Known as a hand wrap, Kumpur, or wrist wrap, these simple strips of tape or gauze might not sound like much, but provide an effective barrier against punching-induced injuries for boxers and other combat athletes around the world.
You might be thinking - what’s the point? You’ll typically be wearing a pair of gloves for boxing! Unfortunately, whilst these offer plenty of padding, they’re primarily there for the protection of your opponent, not yourself.
Our hands are a more complex body part than they look, with 27 individual bones beneath the skin, some of which are incredibly small and very vulnerable to injury. And that’s not even thinking about the tendons and joints!
Read on to find out exactly why wrapping is so prevalent in combat sports, especially boxing, how to perfect your wrapping technique and potential alternatives or variations on the traditional methods. If we had a bell, we’d ring it: let’s go!

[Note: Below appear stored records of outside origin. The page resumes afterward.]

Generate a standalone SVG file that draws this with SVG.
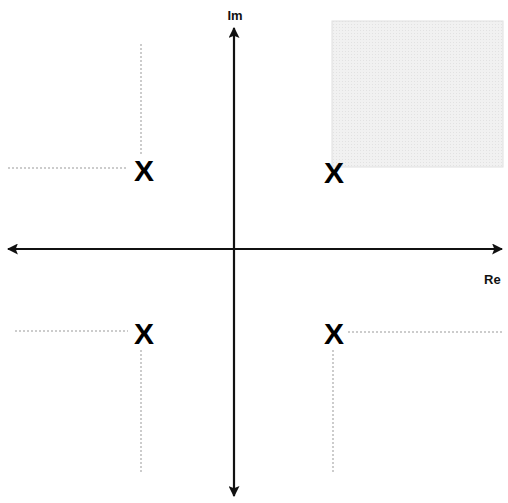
<svg xmlns="http://www.w3.org/2000/svg" width="508" height="503" viewBox="0 0 508 503">
<style>
.axis{stroke:#111;stroke-width:2.2;fill:none}
.dot{stroke:#999;stroke-width:1;stroke-dasharray:2 2;fill:none}
.x{font-family:"Liberation Sans",Arial,sans-serif;font-weight:bold;font-size:30px;fill:#000}
.lbl{font-family:"Liberation Sans",Arial,sans-serif;font-weight:bold;font-size:13px;fill:#111}
</style>
<defs>
<marker id="ah" viewBox="0 0 10 10" refX="9" refY="5" markerWidth="5" markerHeight="5" orient="auto-start-reverse" markerUnits="strokeWidth">
<path d="M0,0 L10,5 L0,10 L2,5 z" fill="#111"/>
</marker>
<pattern id="pt" width="3" height="3" patternUnits="userSpaceOnUse">
<rect width="3" height="3" fill="#f1f1f1"/>
<rect width="1" height="1" fill="#e2e2e2"/>
</pattern>
</defs>
<rect width="508" height="503" fill="#fff"/>
<g id="region">
<rect x="332" y="21" width="171" height="146" fill="url(#pt)" stroke="#e0e0e0" stroke-width="1"/>
</g>
<g id="connectors">
<line class="axis" x1="234" y1="496" x2="234" y2="28" marker-start="url(#ah)" marker-end="url(#ah)"/>
<line class="axis" x1="8" y1="249" x2="502" y2="249" marker-start="url(#ah)" marker-end="url(#ah)"/>
<line class="dot" x1="141" y1="44" x2="141" y2="155"/>
<line class="dot" x1="8" y1="168" x2="128" y2="168"/>
<line class="dot" x1="15" y1="331" x2="128" y2="331"/>
<line class="dot" x1="141" y1="350" x2="141" y2="473"/>
<line class="dot" x1="348" y1="332" x2="503" y2="332"/>
<line class="dot" x1="333" y1="350" x2="333" y2="473"/>
</g>
<g id="pole1"><text class="x" x="144" y="181" text-anchor="middle">X</text></g>
<g id="pole2"><text class="x" x="334" y="183" text-anchor="middle">X</text></g>
<g id="pole3"><text class="x" x="144" y="344" text-anchor="middle">X</text></g>
<g id="pole4"><text class="x" x="334" y="344" text-anchor="middle">X</text></g>
<g id="labels">
<text class="lbl" x="235" y="20" text-anchor="middle">Im</text>
<text class="lbl" x="484" y="284">Re</text>
</g>
</svg>
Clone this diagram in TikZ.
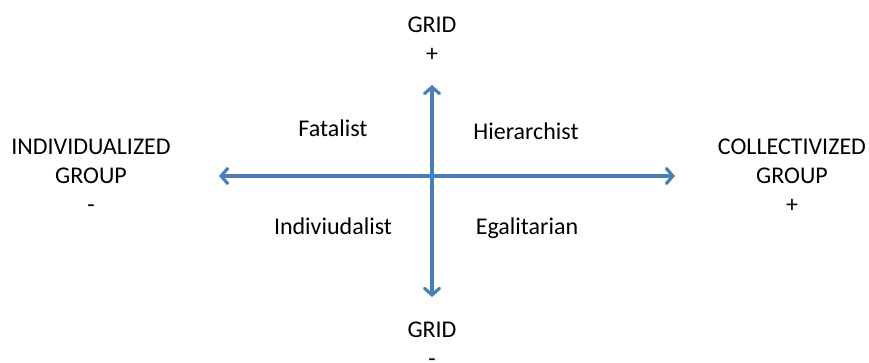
\documentclass[tikz,border=0pt]{standalone}
\usepackage{fontspec}
\setmainfont{Carlito}
\usetikzlibrary{arrows.meta}
\definecolor{axisblue}{RGB}{74,126,187}

\begin{document}
\begin{tikzpicture}[x=1pt,y=-1pt,
  axis/.style={draw=axisblue,line width=3.2pt,{Straight Barb[length=6.5pt,width=15pt,line width=3.2pt,line cap=round]}-{Straight Barb[length=6.5pt,width=15pt,line width=3.2pt,line cap=round]}},
  lbl/.style={align=center,inner sep=0pt,font=\fontsize{24}{29}\selectfont}]
\useasboundingbox (0,0) rectangle (869,363);
\coordinate (n) at (432,85);  \coordinate (s) at (432,297);
\coordinate (w) at (219,176); \coordinate (e) at (675,176);
\node[lbl,anchor=base] (gridtop) at (432,62) {GRID\\+};
\node[lbl,anchor=base] (gridbot) at (432,366) {GRID\\-};
\node[lbl,anchor=base] (indiv) at (91,213) {INDIVIDUALIZED\\GROUP\\-};
\node[lbl,anchor=base] (coll) at (792,213) {COLLECTIVIZED\\GROUP\\+};
\node[lbl,anchor=base] (fat) at (333,137) {Fatalist};
\node[lbl,anchor=base] (hier) at (526,140) {Hierarchist};
\node[lbl,anchor=base] (ind) at (333,234) {Indiviudalist};
\node[lbl,anchor=base] (egal) at (527,234) {Egalitarian};
\draw[axis] (n) -- (s);
\draw[axis] (w) -- (e);
\end{tikzpicture}
\end{document}
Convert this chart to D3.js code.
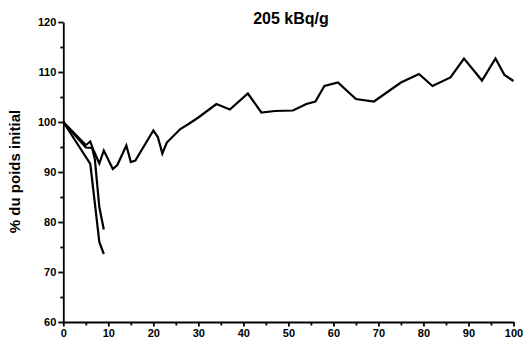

Learning how to properly throw a punch is perhaps one of the most integral parts of boxing success and safety, but it’s not enough to make you invincible. Your hands are your fighting tools, and any damage to them puts your career at risk.
By wrapping securely around the palm of your hand, the base of your thumb, and your wrist, you are simultaneously ensuring your fragile joints stay aligned, as well as compressing the soft tissues to withstand the impact punching can have.
When you punch, a great deal of pressure is applied to your hand and wrist - whilst you might think that the recipient of your swing stands to absorb most of the impact, it is actually your own body that will feel the force.
Likewise, if you’re blocking an attack, it isn’t necessarily going to strike your hand exactly where the padding of the glove sits - think of your wrap as a second, additional layer of protection that’s just as integral as the first.
It’s not just about protecting the hand, though. It’s also about restricting the movement of your loose or moving joints, to redistribute the impact across the whole of the hand and protect fractures or injuries to the muscles and tendons.
A common hand injury, the tearing of one’s sagittal band, is referred to as Boxer’s Knuckle because of the frequency at which this problem is sustained as a result of some sparring in the ring, and will put you out of action for a good few weeks.
Other consistent boxing injuries a wrap serves to protect you from includes the spraining of the your wrist, or the potential of spraining or fracturing your thumb, should your thumb accidentally strike the sharp part of your opponent’s elbow!
Some fighters even suggest that, although the compression allows boxers to hit with a much greater force, they actually feel less pain than they would otherwise. Whilst there are no studies to support this claim, it’s worth a shot, right?
What Wrapping Method Is Best?
Every individual boxer will have their own way of wrapping, depending on their lived experience and education from others, as well as the style of fight. Certain variations on a classic wrap can offer more protection to certain areas of the hand or wrist.
Your cornerman or cutman - the figures responsible for your coaching and safety during a match, respectively - will usually have their own tried and tested method, too. It’s worth experimenting to develop a style that suits your hand shape and size.
Variations on more traditional techniques offer more support to say, the wrist or the thumb, offer additional padding for your precious knuckles or create less of a layer of fabric when you form a fist and prepare to punch.
Typically, wraps are found in two lengths: 120” or approximately 3 meters, and 180” or around 4.5 or 5 meters, and whilst you should aim for the size that’s best for you, some believe the added protection of a longer length is worth it.
You might be tempted to go overboard with the tape or gauze. Don’t! As they’re porous materials, you’ll only encourage the accumulation of sweat whilst you fight, which will make your reaction times slower and might impair your punch accuracy.
Learning proper wrapping technique and using the right materials is also imperative! Too thick or not flexible enough and your hand will be more at risk than it would be without the wrap, as you may impair blood flow or compress too tightly.
This video from professional martial artist Kru Vivek Nakarmi, head instructor at Pentagon Mixed Martial Arts, teaches you the perfect method of hand wrapping for beginners, at an angle that lets the viewer follow along, step by step.
It’s important to bear in mind that boxing competitions may have their own rules and regulations regarding the use of wraps, moderating the type of material you can use and how much by providing each boxer with the same limited amount.
Alternatives To Wrapping
You’ll find that, whilst similar, training wraps will usually be constructed from reusable or repurposed cloth, and can be more securely fastened by using velcro, whereas conventional hand wraps are never elasticated.
Another spin on the original, a Mexican-style hand wrap tend to be elasticized and have proven popular amongst amateurs and professionals alike despite being less prevalent than the traditional.
Occasionally, the additional use of a single wrap in between each finger and over the web can prevent riding up should your glove be a little loose fitting, preventing any shift during your fight and making sure every swing is as precise as it should be.
In recent years, the sport has seen a rise in the use of fingerless gloves, lined with gel, foam and other soft materials, which are said to minimize harm to your head and hands when working on the bag or other forms of training.
However, whilst these alternatives are demonstrably much easier to put on and require far less time and hassle, the general consensus amongst boxers is that they appear to be a less effective method of protection than the standard wrap.